Abstract

• Huge concerns about occurrence of endocrine disrupting chemicals (EDCs) in water. • EDCs have tendency to distribute to organic solvents. • Decamethylcyclopentasiloxane was effective to extract E1, E2 and EE2. • The distribution coefficients were not affected by pH up to pH 9.5. • Liquid–liquid extraction was effective to remove estrogenic potency from water. With the recent wide spread concerns of the environmental and public health effects of endocrine disrupting chemicals (EDCs), it is becoming important to develop new techniques to remove these substances from wastewater. EDCs find their way to the environment mainly via effluents from WWTPs. They are often cited as moderately hydrophobic, hence they have tendency to distribute to organic solvents and can then be removed using liquid–liquid extraction (LLE) techniques. However, despite being a mature chemical engineering unit operation, LLE has not been studied for the removal of EDCs in water.

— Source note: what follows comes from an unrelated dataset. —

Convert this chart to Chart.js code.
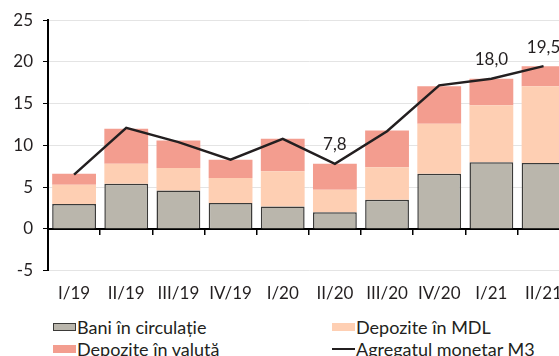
<!DOCTYPE html>
<html>
<head>
<meta charset="utf-8">
<script src="https://cdn.jsdelivr.net/npm/chart.js@4"></script>
<style>
    body { margin: 0; overflow: hidden; background: #fff; font-family: Lato, sans-serif; }
    #wrap { position: absolute; left: 0; top: 0; width: 575px; height: 310px; }
    #legend { position: absolute; left: 53px; top: 316px; width: 520px; display: grid;
        grid-template-columns: 279px 240px; row-gap: 1px; font-size: 18px; color: #231f20; }
    .item { display: flex; align-items: center; height: 21px; white-space: nowrap; }
    .swatch { width: 23px; height: 8px; margin-right: 1px; box-sizing: border-box; }
    .dash { width: 23px; height: 2px; margin-right: 1px; }
</style>
</head>
<body>
<div id="wrap"><canvas id="m3Chart" width="575" height="310"></canvas></div>
<div id="legend"></div>
<script>
const labels = ['I/19', 'II/19', 'III/19', 'IV/19', 'I/20', 'II/20', 'III/20', 'IV/20', 'I/21', 'II/21'];
const bani = [3.0, 5.4, 4.6, 3.1, 2.7, 2.0, 3.5, 6.6, 8.0, 7.9];
const depMDL = [2.3, 2.4, 2.7, 3.0, 4.2, 2.7, 3.9, 6.0, 6.8, 9.2];
const depValuta = [1.3, 4.2, 3.3, 2.2, 3.9, 3.1, 4.4, 4.5, 3.2, 2.4];
const m3 = [6.5, 12.1, 10.4, 8.3, 10.8, 7.8, 11.7, 17.2, 18.0, 19.5];
// only these points get a value label
const labeledPoints = [5, 8, 9];

const font = { family: 'Lato, sans-serif', size: 17 };

// writes "7,8" style values over the M3 line
const valueLabels = {
    id: 'valueLabels',
    afterDatasetsDraw(chart) {
        const ctx = chart.ctx;
        const meta = chart.getDatasetMeta(3);
        ctx.save();
        ctx.font = '17px Lato, sans-serif';
        ctx.fillStyle = '#231f20';
        ctx.textAlign = 'center';
        ctx.textBaseline = 'middle';
        labeledPoints.forEach(i => {
            const pt = meta.data[i];
            ctx.fillText(m3[i].toFixed(1).replace('.', ','), pt.x, pt.y - 19);
        });
        ctx.restore();
    }
};

let ctx = document.getElementById('m3Chart').getContext('2d');

let chart = new Chart(ctx, {
    type: 'bar',
    data: {
        labels: labels,
        datasets: [{
            label: 'Bani în circulație',
            data: bani,
            backgroundColor: '#bab6ac',
            borderColor: '#3b3a38',
            borderWidth: 1.5,
            order: 1
        }, {
            label: 'Depozite în MDL',
            data: depMDL,
            backgroundColor: '#fecfb3',
            borderWidth: 0,
            order: 1
        }, {
            label: 'Depozite în valută',
            data: depValuta,
            backgroundColor: '#f39d8f',
            borderWidth: 0,
            order: 1
        }, {
            type: 'line',
            label: 'Agregatul monetar M3',
            data: m3,
            borderColor: '#231f20',
            borderWidth: 2.5,
            pointRadius: 0,
            tension: 0,
            order: 0
        }]
    },
    options: {
        responsive: false,
        animation: false,
        layout: { padding: { top: 12, right: 0, bottom: 0, left: 0 } },
        datasets: {
            bar: { categoryPercentage: 1, barPercentage: 0.84 }
        },
        plugins: {
            legend: { display: false },
            tooltip: { enabled: false }
        },
        scales: {
            x: {
                stacked: true,
                position: 'bottom',
                afterFit: s => { s.height = 39.3; },
                grid: { display: false, drawTicks: false },
                border: { display: false },
                ticks: { color: '#231f20', font: font, padding: 13, maxRotation: 0, autoSkip: false }
            },
            // zero line with the category tick marks
            x0: {
                type: 'category',
                axis: 'x',
                position: { y: 0 },
                offset: true,
                grid: {
                    offset: true,
                    drawOnChartArea: false,
                    drawTicks: true,
                    tickLength: 5,
                    color: '#000',
                    lineWidth: 1.5
                },
                border: { color: '#000', width: 2 },
                ticks: { display: false }
            },
            y: {
                stacked: true,
                min: -5,
                max: 25,
                afterFit: s => { s.width = 48; },
                ticks: { stepSize: 5, color: '#231f20', font: font, padding: 10 },
                grid: {
                    color: c => c.tick && c.tick.value === 0 ? 'rgba(0,0,0,0)' : '#e4e4e4',
                    tickColor: '#000',
                    tickLength: 5,
                    lineWidth: 1
                },
                border: { color: '#000', width: 2 }
            }
        }
    },
    plugins: [valueLabels]
});

// two-column legend taken from the datasets
const legend = document.getElementById('legend');
chart.data.datasets.forEach(ds => {
    const item = document.createElement('div');
    item.className = 'item';
    const mark = document.createElement('span');
    if (ds.type === 'line') {
        mark.className = 'dash';
        mark.style.background = ds.borderColor;
    } else {
        mark.className = 'swatch';
        mark.style.background = ds.backgroundColor;
        if (ds.borderWidth) mark.style.border = '1.5px solid ' + ds.borderColor;
    }
    const txt = document.createElement('span');
    txt.textContent = ds.label;
    item.appendChild(mark);
    item.appendChild(txt);
    legend.appendChild(item);
});
</script>
</body>
</html>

This study investigated the removal of three EDCs of concerns including estrone (E1), 17β-estradiol (E2), and 17α-ethinylestradiol (EE2) using decamethylcyclopentasiloxane (D5) as an extraction solvent in three water matrix types (Milli-Q, tap water, and a secondary treated wastewater). The study showed that all three EDCs were distributed to D5 but at varying distribution coefficients: K E1 = 2.66, K E2 = 0.61 and K EE2 = 1.67 ± 5% at pH 6 and 20 °C. Due to the high p K a values of the three EDCs, pH had no significant effect on K EDCs up to about pH 9.5 but higher pHs reduced the distribution ratios up to almost zero at pH 12. Van’t Hoff equation described the effect of temperature on K EDCs and showed that the process was endothermic. The overall estrogenic potency of the three EDCs in mixtures was quantified with an E2 equivalent potency, which was found to distribute well into the solvent at a K E2EQ = 1.43. The study suggests that LLE is an effective method to remove estrogenic potency of wastewater.